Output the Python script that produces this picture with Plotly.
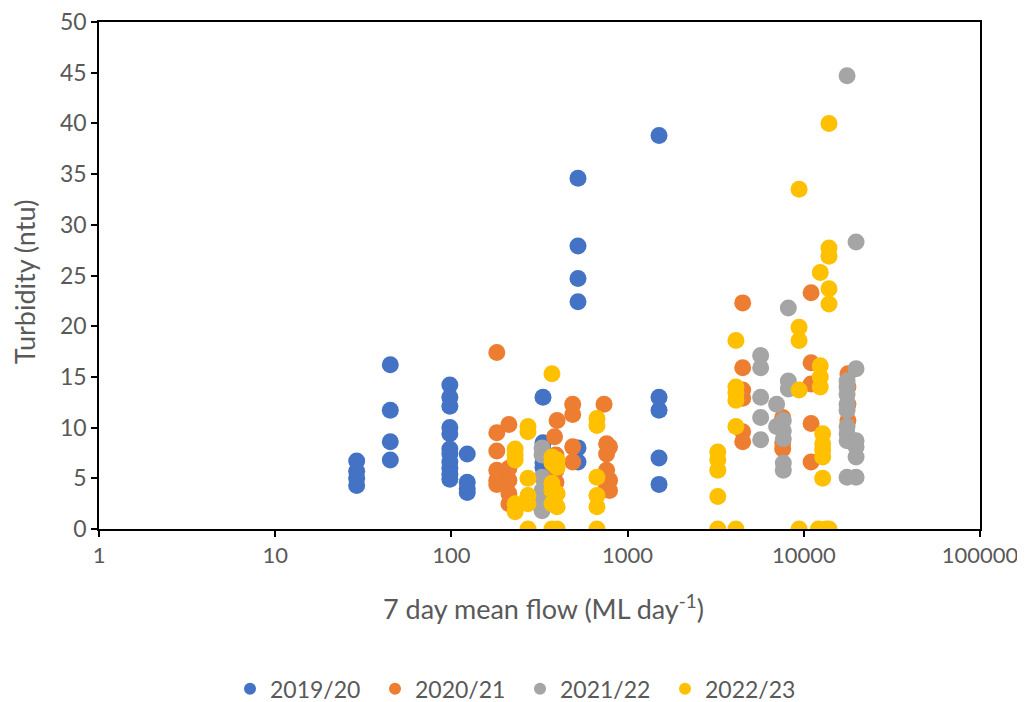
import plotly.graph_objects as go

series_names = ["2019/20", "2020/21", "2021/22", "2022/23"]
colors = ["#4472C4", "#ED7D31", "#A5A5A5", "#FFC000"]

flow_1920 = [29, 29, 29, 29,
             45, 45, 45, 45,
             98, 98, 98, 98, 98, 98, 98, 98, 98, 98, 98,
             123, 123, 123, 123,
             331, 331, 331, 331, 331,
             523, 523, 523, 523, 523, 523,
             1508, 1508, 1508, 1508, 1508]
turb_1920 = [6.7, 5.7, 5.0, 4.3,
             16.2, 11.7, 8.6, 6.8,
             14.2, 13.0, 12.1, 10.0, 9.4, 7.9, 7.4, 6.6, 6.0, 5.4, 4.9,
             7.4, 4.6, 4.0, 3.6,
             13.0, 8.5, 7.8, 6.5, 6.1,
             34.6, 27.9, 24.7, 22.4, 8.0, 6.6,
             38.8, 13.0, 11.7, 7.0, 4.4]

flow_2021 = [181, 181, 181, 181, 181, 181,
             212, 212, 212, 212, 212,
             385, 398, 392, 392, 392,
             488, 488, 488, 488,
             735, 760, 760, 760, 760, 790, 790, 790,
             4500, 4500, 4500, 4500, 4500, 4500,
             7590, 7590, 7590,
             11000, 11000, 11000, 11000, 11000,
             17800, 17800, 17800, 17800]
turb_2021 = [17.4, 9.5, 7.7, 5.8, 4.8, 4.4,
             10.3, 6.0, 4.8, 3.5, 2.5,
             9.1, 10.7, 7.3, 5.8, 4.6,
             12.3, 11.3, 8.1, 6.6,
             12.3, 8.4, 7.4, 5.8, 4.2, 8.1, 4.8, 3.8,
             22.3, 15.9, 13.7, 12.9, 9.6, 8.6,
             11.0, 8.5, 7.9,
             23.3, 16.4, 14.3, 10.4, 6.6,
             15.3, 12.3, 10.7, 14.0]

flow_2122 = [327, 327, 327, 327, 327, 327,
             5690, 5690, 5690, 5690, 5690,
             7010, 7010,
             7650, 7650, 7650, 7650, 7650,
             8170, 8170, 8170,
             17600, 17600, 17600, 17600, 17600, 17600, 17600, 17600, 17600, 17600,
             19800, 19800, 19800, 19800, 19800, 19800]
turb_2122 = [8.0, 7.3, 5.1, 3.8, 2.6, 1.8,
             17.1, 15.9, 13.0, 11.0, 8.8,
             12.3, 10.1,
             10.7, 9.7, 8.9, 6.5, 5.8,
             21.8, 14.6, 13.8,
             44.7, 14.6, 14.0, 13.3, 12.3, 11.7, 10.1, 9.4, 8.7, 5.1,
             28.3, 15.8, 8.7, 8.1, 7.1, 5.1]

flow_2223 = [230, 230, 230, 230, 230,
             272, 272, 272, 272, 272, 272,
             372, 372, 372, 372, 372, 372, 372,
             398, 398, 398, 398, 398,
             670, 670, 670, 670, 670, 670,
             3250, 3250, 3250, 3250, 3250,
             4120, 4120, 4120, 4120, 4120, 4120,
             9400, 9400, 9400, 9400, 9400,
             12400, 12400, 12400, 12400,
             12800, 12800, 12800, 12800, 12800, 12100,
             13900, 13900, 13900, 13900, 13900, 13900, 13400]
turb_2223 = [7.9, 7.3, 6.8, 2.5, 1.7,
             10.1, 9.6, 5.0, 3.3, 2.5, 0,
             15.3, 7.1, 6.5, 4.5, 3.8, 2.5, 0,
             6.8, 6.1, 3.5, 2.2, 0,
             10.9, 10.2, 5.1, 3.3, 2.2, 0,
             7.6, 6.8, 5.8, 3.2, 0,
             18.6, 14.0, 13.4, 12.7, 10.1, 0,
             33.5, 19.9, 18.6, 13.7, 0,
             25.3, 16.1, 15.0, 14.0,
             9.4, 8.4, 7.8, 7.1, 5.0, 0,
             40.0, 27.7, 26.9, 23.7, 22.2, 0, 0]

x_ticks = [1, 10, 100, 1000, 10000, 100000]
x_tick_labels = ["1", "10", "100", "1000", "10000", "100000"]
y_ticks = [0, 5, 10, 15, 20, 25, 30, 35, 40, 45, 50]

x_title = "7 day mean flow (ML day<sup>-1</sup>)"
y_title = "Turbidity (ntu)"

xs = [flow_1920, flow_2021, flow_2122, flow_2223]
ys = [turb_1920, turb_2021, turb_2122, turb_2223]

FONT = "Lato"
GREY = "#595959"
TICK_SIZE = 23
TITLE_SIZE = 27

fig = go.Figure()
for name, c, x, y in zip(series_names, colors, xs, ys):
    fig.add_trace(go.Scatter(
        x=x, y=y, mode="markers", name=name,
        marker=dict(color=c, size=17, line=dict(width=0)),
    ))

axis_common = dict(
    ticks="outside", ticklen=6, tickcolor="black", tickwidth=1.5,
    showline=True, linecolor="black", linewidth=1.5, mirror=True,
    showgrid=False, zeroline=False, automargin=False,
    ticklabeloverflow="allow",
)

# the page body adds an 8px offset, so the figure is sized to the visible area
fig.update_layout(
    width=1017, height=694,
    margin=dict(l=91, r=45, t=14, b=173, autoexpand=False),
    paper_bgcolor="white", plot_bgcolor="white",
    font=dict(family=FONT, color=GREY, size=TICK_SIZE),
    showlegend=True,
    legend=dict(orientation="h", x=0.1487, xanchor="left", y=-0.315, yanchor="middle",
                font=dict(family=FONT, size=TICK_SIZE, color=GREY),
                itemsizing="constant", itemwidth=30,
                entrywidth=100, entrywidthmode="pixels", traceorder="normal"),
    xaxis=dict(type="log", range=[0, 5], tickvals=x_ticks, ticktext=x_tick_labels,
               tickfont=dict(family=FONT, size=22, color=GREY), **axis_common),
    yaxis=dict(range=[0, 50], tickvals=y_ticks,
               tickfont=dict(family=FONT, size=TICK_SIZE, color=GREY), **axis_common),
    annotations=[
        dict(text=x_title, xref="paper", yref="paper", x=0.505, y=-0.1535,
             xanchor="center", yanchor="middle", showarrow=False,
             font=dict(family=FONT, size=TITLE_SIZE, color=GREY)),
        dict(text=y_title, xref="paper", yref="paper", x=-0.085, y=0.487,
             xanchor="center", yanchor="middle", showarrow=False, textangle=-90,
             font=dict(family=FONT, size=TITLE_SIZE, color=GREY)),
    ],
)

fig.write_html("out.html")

Task statement: Return the full material word for word. Do not include the pictures.

Exercise solution:
Output the Python script that produces this picture with Plotly.
import plotly.graph_objects as go

series_names = ["2019/20", "2020/21", "2021/22", "2022/23"]
colors = ["#4472C4", "#ED7D31", "#A5A5A5", "#FFC000"]

flow_1920 = [29, 29, 29, 29,
             45, 45, 45, 45,
             98, 98, 98, 98, 98, 98, 98, 98, 98, 98, 98,
             123, 123, 123, 123,
             331, 331, 331, 331, 331,
             523, 523, 523, 523, 523, 523,
             1508, 1508, 1508, 1508, 1508]
turb_1920 = [6.7, 5.7, 5.0, 4.3,
             16.2, 11.7, 8.6, 6.8,
             14.2, 13.0, 12.1, 10.0, 9.4, 7.9, 7.4, 6.6, 6.0, 5.4, 4.9,
             7.4, 4.6, 4.0, 3.6,
             13.0, 8.5, 7.8, 6.5, 6.1,
             34.6, 27.9, 24.7, 22.4, 8.0, 6.6,
             38.8, 13.0, 11.7, 7.0, 4.4]

flow_2021 = [181, 181, 181, 181, 181, 181,
             212, 212, 212, 212, 212,
             385, 398, 392, 392, 392,
             488, 488, 488, 488,
             735, 760, 760, 760, 760, 790, 790, 790,
             4500, 4500, 4500, 4500, 4500, 4500,
             7590, 7590, 7590,
             11000, 11000, 11000, 11000, 11000,
             17800, 17800, 17800, 17800]
turb_2021 = [17.4, 9.5, 7.7, 5.8, 4.8, 4.4,
             10.3, 6.0, 4.8, 3.5, 2.5,
             9.1, 10.7, 7.3, 5.8, 4.6,
             12.3, 11.3, 8.1, 6.6,
             12.3, 8.4, 7.4, 5.8, 4.2, 8.1, 4.8, 3.8,
             22.3, 15.9, 13.7, 12.9, 9.6, 8.6,
             11.0, 8.5, 7.9,
             23.3, 16.4, 14.3, 10.4, 6.6,
             15.3, 12.3, 10.7, 14.0]

flow_2122 = [327, 327, 327, 327, 327, 327,
             5690, 5690, 5690, 5690, 5690,
             7010, 7010,
             7650, 7650, 7650, 7650, 7650,
             8170, 8170, 8170,
             17600, 17600, 17600, 17600, 17600, 17600, 17600, 17600, 17600, 17600,
             19800, 19800, 19800, 19800, 19800, 19800]
turb_2122 = [8.0, 7.3, 5.1, 3.8, 2.6, 1.8,
             17.1, 15.9, 13.0, 11.0, 8.8,
             12.3, 10.1,
             10.7, 9.7, 8.9, 6.5, 5.8,
             21.8, 14.6, 13.8,
             44.7, 14.6, 14.0, 13.3, 12.3, 11.7, 10.1, 9.4, 8.7, 5.1,
             28.3, 15.8, 8.7, 8.1, 7.1, 5.1]

flow_2223 = [230, 230, 230, 230, 230,
             272, 272, 272, 272, 272, 272,
             372, 372, 372, 372, 372, 372, 372,
             398, 398, 398, 398, 398,
             670, 670, 670, 670, 670, 670,
             3250, 3250, 3250, 3250, 3250,
             4120, 4120, 4120, 4120, 4120, 4120,
             9400, 9400, 9400, 9400, 9400,
             12400, 12400, 12400, 12400,
             12800, 12800, 12800, 12800, 12800, 12100,
             13900, 13900, 13900, 13900, 13900, 13900, 13400]
turb_2223 = [7.9, 7.3, 6.8, 2.5, 1.7,
             10.1, 9.6, 5.0, 3.3, 2.5, 0,
             15.3, 7.1, 6.5, 4.5, 3.8, 2.5, 0,
             6.8, 6.1, 3.5, 2.2, 0,
             10.9, 10.2, 5.1, 3.3, 2.2, 0,
             7.6, 6.8, 5.8, 3.2, 0,
             18.6, 14.0, 13.4, 12.7, 10.1, 0,
             33.5, 19.9, 18.6, 13.7, 0,
             25.3, 16.1, 15.0, 14.0,
             9.4, 8.4, 7.8, 7.1, 5.0, 0,
             40.0, 27.7, 26.9, 23.7, 22.2, 0, 0]

x_ticks = [1, 10, 100, 1000, 10000, 100000]
x_tick_labels = ["1", "10", "100", "1000", "10000", "100000"]
y_ticks = [0, 5, 10, 15, 20, 25, 30, 35, 40, 45, 50]

x_title = "7 day mean flow (ML day<sup>-1</sup>)"
y_title = "Turbidity (ntu)"

xs = [flow_1920, flow_2021, flow_2122, flow_2223]
ys = [turb_1920, turb_2021, turb_2122, turb_2223]

FONT = "Lato"
GREY = "#595959"
TICK_SIZE = 23
TITLE_SIZE = 27

fig = go.Figure()
for name, c, x, y in zip(series_names, colors, xs, ys):
    fig.add_trace(go.Scatter(
        x=x, y=y, mode="markers", name=name,
        marker=dict(color=c, size=17, line=dict(width=0)),
    ))

axis_common = dict(
    ticks="outside", ticklen=6, tickcolor="black", tickwidth=1.5,
    showline=True, linecolor="black", linewidth=1.5, mirror=True,
    showgrid=False, zeroline=False, automargin=False,
    ticklabeloverflow="allow",
)

# the page body adds an 8px offset, so the figure is sized to the visible area
fig.update_layout(
    width=1017, height=694,
    margin=dict(l=91, r=45, t=14, b=173, autoexpand=False),
    paper_bgcolor="white", plot_bgcolor="white",
    font=dict(family=FONT, color=GREY, size=TICK_SIZE),
    showlegend=True,
    legend=dict(orientation="h", x=0.1487, xanchor="left", y=-0.315, yanchor="middle",
                font=dict(family=FONT, size=TICK_SIZE, color=GREY),
                itemsizing="constant", itemwidth=30,
                entrywidth=100, entrywidthmode="pixels", traceorder="normal"),
    xaxis=dict(type="log", range=[0, 5], tickvals=x_ticks, ticktext=x_tick_labels,
               tickfont=dict(family=FONT, size=22, color=GREY), **axis_common),
    yaxis=dict(range=[0, 50], tickvals=y_ticks,
               tickfont=dict(family=FONT, size=TICK_SIZE, color=GREY), **axis_common),
    annotations=[
        dict(text=x_title, xref="paper", yref="paper", x=0.505, y=-0.1535,
             xanchor="center", yanchor="middle", showarrow=False,
             font=dict(family=FONT, size=TITLE_SIZE, color=GREY)),
        dict(text=y_title, xref="paper", yref="paper", x=-0.085, y=0.487,
             xanchor="center", yanchor="middle", showarrow=False, textangle=-90,
             font=dict(family=FONT, size=TITLE_SIZE, color=GREY)),
    ],
)

fig.write_html("out.html")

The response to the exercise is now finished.